Step 1. Draw a line segment from the unequal side to the opposite angle. This line is equal to the height and also creates two small right triangles.

Step 2. Find the length of the new line segment using the Pythagorean theorem.

a² + b² = c²

a² + ((½)(30))² = 25² (Why ½ times 30? The short leg is one half of the base of the isosceles triangle.)

a² + 15² = 25² (Remember order of operations. Find the value in parentheses before using exponents outside the parentheses.)

a² + 225 = 625

a² = 400 (Subtract 225 from both sides.)

a = 20 (Find the square root of both sides.)

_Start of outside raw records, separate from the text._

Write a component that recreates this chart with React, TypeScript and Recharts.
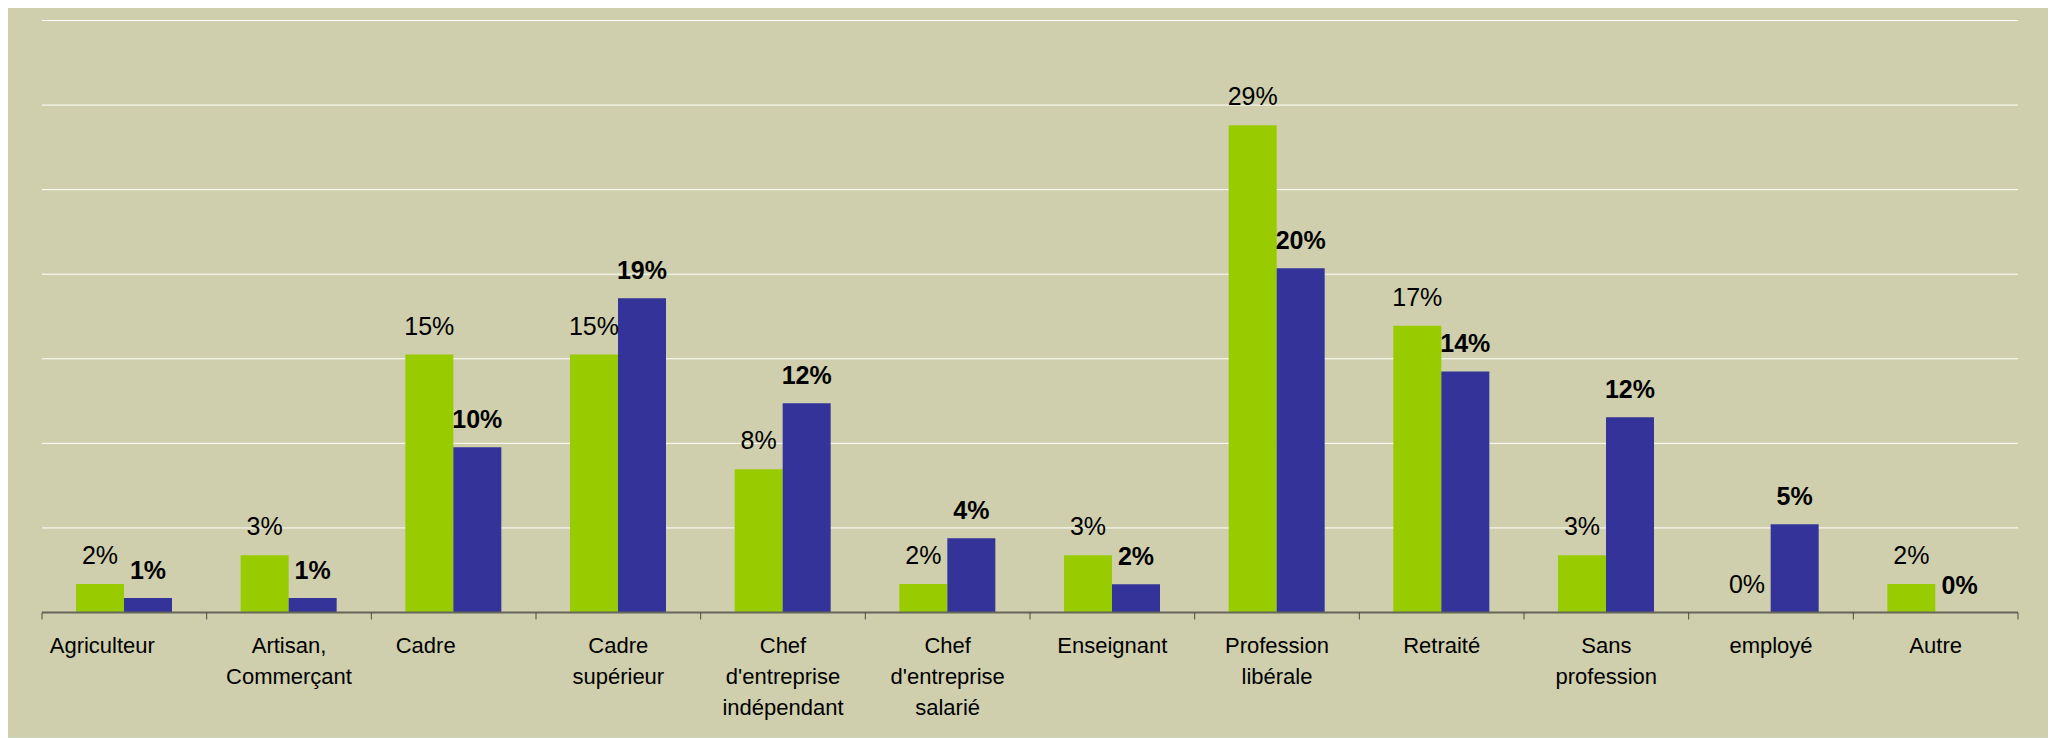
import React from 'react';
import { BarChart, Bar, XAxis, YAxis, CartesianGrid, LabelList, ReferenceDot } from 'recharts';

// categories (line breaks as in the original axis labels)
const categories = [
  'Agriculteur',
  'Artisan,\nCommerçant',
  'Cadre',
  'Cadre\nsupérieur',
  'Chef\nd\'entreprise\nindépendant',
  'Chef\nd\'entreprise\nsalarié',
  'Enseignant',
  'Profession\nlibérale',
  'Retraité',
  'Sans\nprofession',
  'employé',
  'Autre',
];

// share in % (green series, labelled in regular type)
const greenValues = [1.69, 3.39, 15.25, 15.25, 8.47, 1.69, 3.39, 28.81, 16.95, 3.39, 0, 1.69];
// share in % (blue series, labelled in bold)
const blueValues = [0.85, 0.85, 9.77, 18.58, 12.37, 4.39, 1.67, 20.35, 14.25, 11.55, 5.22, 0];

const yTicks = [0, 5, 10, 15, 20, 25, 30, 35];

const data = categories.map((name, i) => ({
  name,
  green: greenValues[i],
  blue: blueValues[i],
}));

const W = 2044;
const H = 729;
const MARGIN = { top: 12.5, right: 34, bottom: 0, left: 34 };
const BAND = (W - MARGIN.left - MARGIN.right) / categories.length;
const BAR = 48;
const FONT = '"Liberation Sans", Arial, sans-serif';

// a couple of labels sit left of their slot in the original
const labelNudge: Record<string, number> = { Agriculteur: -22, Cadre: -28 };

const pct = (v: any) => `${Math.round(Number(v))}%`;

const CategoryTick = (props: any) => {
  const { x, y, payload } = props;
  const value = String(payload.value);
  const lines = value.split('\n');
  const tx = x + (labelNudge[value] ?? 0);
  const isLast = value === categories[categories.length - 1];
  return (
    <g>
      <line x1={x - BAND / 2} x2={x - BAND / 2} y1={y} y2={y + 7} stroke="#4a4a40" strokeWidth={1} />
      {isLast && (
        <line x1={x + BAND / 2} x2={x + BAND / 2} y1={y} y2={y + 7} stroke="#4a4a40" strokeWidth={1} />
      )}
      <text x={tx} y={y} textAnchor="middle" fontFamily={FONT} fontSize={22} fill="#000">
        {lines.map((l, i) => (
          <tspan key={i} x={tx} dy={i === 0 ? 40 : 31}>
            {l}
          </tspan>
        ))}
      </text>
    </g>
  );
};

const labelText = (cx: number, y: number, value: number, bold: boolean) => (
  <text
    x={cx}
    y={y}
    textAnchor="middle"
    fontFamily={FONT}
    fontSize={25}
    fontWeight={bold ? 'bold' : 'normal'}
    fill="#000"
  >
    {pct(value)}
  </text>
);

// value label drawn above each bar
const valueLabel = (bold: boolean, gap: number) => (props: any) => {
  const { x, y, width, value } = props;
  if (value == null || x == null || y == null) return null;
  return labelText(Number(x) + Number(width) / 2, Number(y) - gap, value, bold);
};

// zero-height bars get no label entry, so their "0%" hangs off a reference dot
const zeroLabels = data.flatMap((d) => {
  const out: { name: string; side: number; bold: boolean; gap: number }[] = [];
  if (d.green === 0) out.push({ name: d.name, side: -1, bold: false, gap: 20 });
  if (d.blue === 0) out.push({ name: d.name, side: 1, bold: true, gap: 19 });
  return out;
});

export default function App() {
  return (
    <div
      style={{
        margin: '-1px 0 0 -1px',
        width: W,
        height: H,
        background: '#CFCFAD',
        border: '1px solid #C9D8C2',
      }}
    >
      <BarChart width={W} height={H} data={data} margin={MARGIN} barSize={BAR} barGap={0}>
        <CartesianGrid vertical={false} stroke="#FFFFFF" strokeWidth={1} />
        <XAxis
          dataKey="name"
          interval={0}
          height={H - MARGIN.top - 592}
          tickSize={0}
          tickMargin={0}
          tickLine={false}
          axisLine={{ stroke: '#66665A', strokeWidth: 2 }}
          tick={<CategoryTick />}
        />
        <YAxis hide domain={[0, 35]} ticks={yTicks} />
        <Bar dataKey="green" fill="#99CC00" isAnimationActive={false}>
          <LabelList dataKey="green" content={valueLabel(false, 20)} />
        </Bar>
        <Bar dataKey="blue" fill="#333399" isAnimationActive={false}>
          <LabelList dataKey="blue" content={valueLabel(true, 19)} />
        </Bar>
        {zeroLabels.map((z) => (
          <ReferenceDot
            key={`${z.name}-${z.side}`}
            x={z.name}
            y={0}
            r={0}
            fill="none"
            stroke="none"
            label={(p: any) => {
              const vb = p.viewBox || {};
              return labelText(vb.x + (z.side * BAR) / 2, vb.y - z.gap, 0, z.bold);
            }}
          />
        ))}
      </BarChart>
    </div>
  );
}
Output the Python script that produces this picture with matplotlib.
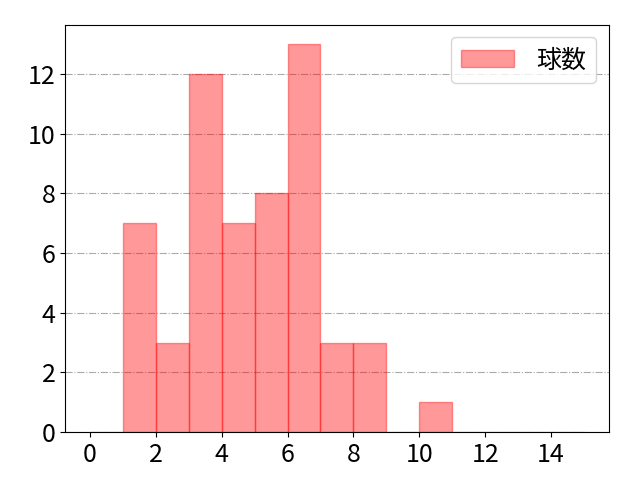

Step 3. Find the area of the isosceles triangle using the triangle area formula. Use the value of a from Step 2 as the height.

A = ½(30)(20)

A = 300 square inches

Area of Scalene Triangle

A scalene triangle has three unequal sides. To find its area without knowing its height, you need to know the length of two sides, plus one more value. The height—a perpendicular line segment from the base to the opposite angle—does not divide the base into two equal portions. To calculate the height, you also need the distance along the base from this line segment to one end of the base.

Example problem: Finding the area of a scalene trianglescalene triangle 

Someone has painted a mural of a red scalene triangle on a wall (click on the diagram to enlarge it). One corner of the triangle touches the corner between two walls. You decide to paint over it, but you only have a enough white paint to cover 4000 square inches. You already know that the left side is 85 inches long, but you cannot reach high enough to measure the height. So instead, you measure the base (80 inches) and the distance from the base of the triangle to the wall (36 inches). Do you have enough paint?

How to solve:

To solve this problem, look for right triangles so you can use the Pythagorean theorem to find the area.

Step 1. Notice that the red triangle forms a smaller white triangle with the side and bottom of the wall. You know the corner is a right angle, so this is a right triangle. Its base is 36 inches and its hypotenuse is 85 inches.

Step 2. Find the height using the Pythagorean theorem.

a² + b² = c²

a² + 36² = 85² (Cool fact: to square these numbers without a calculator, you can use Vedic mathematics!)

a² + 1296 = 7225

a² = 5929 (Subtract 1296 from both sides.)

a = 77 (Find the square root of both sides—you will need a calculator.)

Step 3. Calculate the area of the red triangle using the area formula for triangles. Use a from Step 2 as the height.

A = ½(77)(80)

A = 3080 square inches

Your 4000 square inches' worth of white paint will be enough to cover the 3080 square inch red triangle.